2. The committee could recommend that the parliament proceed with a referendum but only after a national voice has been designed in consultation with Indigenous leaders with the design having then won bipartisan support in the Parliament.
3. The committee could recommend that a national voice be designed in consultation with Indigenous leaders with a view to legislating a national voice as a prelude to constitutional recognition.
4. The committee could recommend that a national voice be designed in consultation with Indigenous leaders, but that any decision about whether (a) to legislate a national voice as a prelude to constitutional recognition; or (b) to proceed with a referendum after a national voice has been designed, be deferred until the design process has concluded.

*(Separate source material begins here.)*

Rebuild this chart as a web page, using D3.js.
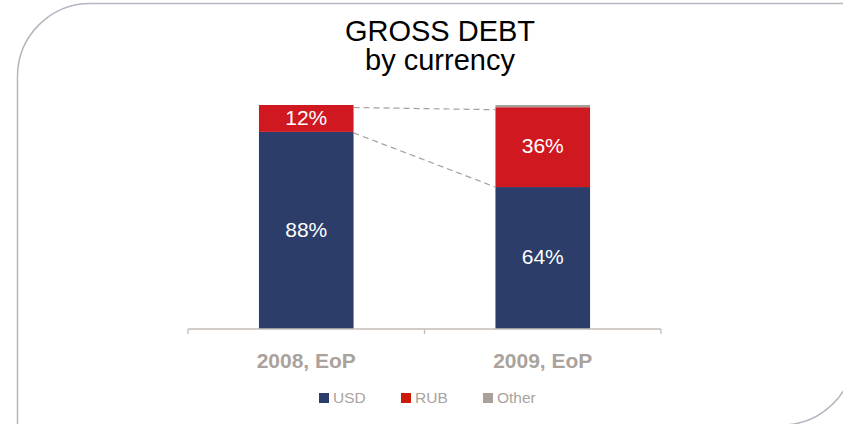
<!DOCTYPE html>
<html>
<head>
<meta charset="utf-8">
<script src="https://cdn.jsdelivr.net/npm/d3@7"></script>
<style>
  html, body { margin: 0; padding: 0; background: #fff; }
  svg { display: block; font-family: "Liberation Sans", Arial, sans-serif; }
</style>
</head>
<body>
<svg id="chart" width="843" height="424"></svg>
<script>
// Gross debt split by currency, share of total
const periods = ["2008, EoP", "2009, EoP"];
const currencies = ["USD", "RUB", "Other"];
const usdShare = [88, 64];
const rubShare = [12, 36];
const otherShare = [0, 1];
const titleLines = ["GROSS DEBT", "by currency"];

const colors = { USD: "#2b3d68", RUB: "#cf1820", Other: "#a8a09a" };
const legendColors = { USD: "#2b3d68", RUB: "#cc1a08", Other: "#a8a09a" };
const greyText = "#aaa29c";

const rows = periods.map((p, i) => ({
  period: p, USD: usdShare[i], RUB: rubShare[i], Other: otherShare[i]
}));

const svg = d3.select("#chart");

// Slide frame: rounded top-left and bottom-right corners
const frame = svg.append("g")
  .attr("fill", "none")
  .attr("stroke", "#b3b7c0")
  .attr("stroke-width", 1.5);
frame.append("path")
  .attr("d", "M17.5,430 L17.5,76.5 A73,73 0 0 1 90.5,3.5 L860,3.5");
frame.append("path")
  .attr("d", "M854.5,300 L854.5,352 A73,73 0 0 1 781.5,425 L700,425");

// Title
svg.append("text")
  .attr("x", 440).attr("y", 41)
  .attr("text-anchor", "middle")
  .attr("font-size", 29)
  .attr("fill", "#000")
  .selectAll("tspan")
  .data(titleLines)
  .join("tspan")
  .attr("x", 440)
  .attr("dy", (d, i) => i === 0 ? 0 : 29)
  .text(d => d);

const x = d3.scaleBand().domain(periods).range([188, 661]).padding(0);
const barW = x.bandwidth() * 0.4;
const barX = d => x(d) + (x.bandwidth() - barW) / 2;

const y = d3.scaleLinear().domain([0, 1]).range([329, 105]);

const series = d3.stack()
  .keys(currencies)
  .offset(d3.stackOffsetExpand)(rows);

// Stacked bars
const layers = svg.append("g").selectAll("g")
  .data(series)
  .join("g")
  .attr("fill", s => colors[s.key]);

layers.selectAll("rect")
  .data(s => s.map(d => ({ key: s.key, d })))
  .join("rect")
  .attr("x", o => barX(o.d.data.period))
  .attr("width", barW)
  .attr("y", o => y(o.d[1]))
  .attr("height", o => y(o.d[0]) - y(o.d[1]));

// Dashed connectors between the bars (tops of RUB and USD segments)
const rubLayer = series.find(s => s.key === "RUB");
const usdLayer = series.find(s => s.key === "USD");
const connectors = [
  [rubLayer[0][1], rubLayer[1][1]],
  [usdLayer[0][1], usdLayer[1][1]]
];
svg.append("g").selectAll("line")
  .data(connectors)
  .join("line")
  .attr("x1", barX(periods[0]) + barW)
  .attr("x2", barX(periods[1]))
  .attr("y1", (c, i) => y(c[0]) + (i === 0 ? 2.5 : 1))
  .attr("y2", (c, i) => y(c[1]) + (i === 0 ? 2.5 : 0))
  .attr("stroke", "#a89f98")
  .attr("stroke-width", 1.2)
  .attr("stroke-dasharray", "6,4");

// Value labels inside segments
const labelData = [];
series.filter(s => s.key !== "Other").forEach(s => {
  s.forEach(d => {
    const v = d.data[s.key];
    if (v > 0) labelData.push({ period: d.data.period, v, mid: (d[0] + d[1]) / 2 });
  });
});
svg.append("g").selectAll("text")
  .data(labelData)
  .join("text")
  .attr("x", d => barX(d.period) + barW / 2)
  .attr("y", d => y(d.mid) - 1)
  .attr("dy", "0.35em")
  .attr("text-anchor", "middle")
  .attr("font-size", 21)
  .attr("fill", "#fff")
  .text(d => d.v + "%");

// Category axis with ticks at band edges
const axisG = svg.append("g").attr("stroke", "#c4bdb8").attr("stroke-width", 1.3);
axisG.append("line")
  .attr("x1", x.range()[0]).attr("x2", x.range()[1])
  .attr("y1", y(0)).attr("y2", y(0));
const edges = periods.map(p => x(p)).concat([x.range()[1]]);
axisG.selectAll("line.tick")
  .data(edges)
  .join("line")
  .attr("class", "tick")
  .attr("x1", d => d).attr("x2", d => d)
  .attr("y1", y(0)).attr("y2", y(0) + 5);

svg.append("g").selectAll("text")
  .data(periods)
  .join("text")
  .attr("x", d => x(d) + x.bandwidth() / 2)
  .attr("y", 368)
  .attr("text-anchor", "middle")
  .attr("font-size", 21)
  .attr("font-weight", "bold")
  .attr("fill", greyText)
  .text(d => d);

// Legend
const legendX = [319, 401, 483];
const legend = svg.append("g").selectAll("g")
  .data(currencies)
  .join("g")
  .attr("transform", (d, i) => `translate(${legendX[i]},393)`);
legend.append("rect")
  .attr("width", 10).attr("height", 10)
  .attr("fill", d => legendColors[d]);
legend.append("text")
  .attr("x", 14).attr("y", 10)
  .attr("font-size", 15.5)
  .attr("fill", greyText)
  .text(d => d);
</script>
</body>
</html>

5. The committee could recommend against a referendum in the foreseeable future and recommend against the public design and legislation for a national voice, while recommending that resources be allocated for education of the public and of members of parliament about the benefits of a national voice.
6. The committee could recommend the abandonment of any consideration of a national voice, leaving in place the National Congress of Australia's First Peoples, and leaving open the option of a referendum on a proposal put forward by Indigenous leaders, if and when that proposal enjoys support from both the Government and the Opposition.
At the National Aboriginal and Torres Strait Islander Catholic Council Assembly earlier this month, I urged Indigenous members to consider Option 3, and I commended the Shorten Opposition for espousing Option 3. Not being Indigenous, it's not my call. But as a citizen, I would be strongly opposed to Option 1. In my opinion, a referendum doomed to fail would be a disaster for all Australians.
Putting aside Option 1, I have urged the parliamentary committee to be attentive to Indigenous voices when considering Options 2, 3, 4, 5 and 6. There may of course be other options proposed to the committee by Indigenous Australians.
I am one of those citizens who would still like to see the 'race' provisions (sections 25 and 51(xxvi)) removed, but not as part of any reform for Indigenous recognition. Rather such amendments would be part of any modernisation of the Constitution. There is no need for the term 'race' to appear in an up to date Australian Constitution. Section 25 should be repealed and section 51(xxvi) replaced with a more contemporary head of power.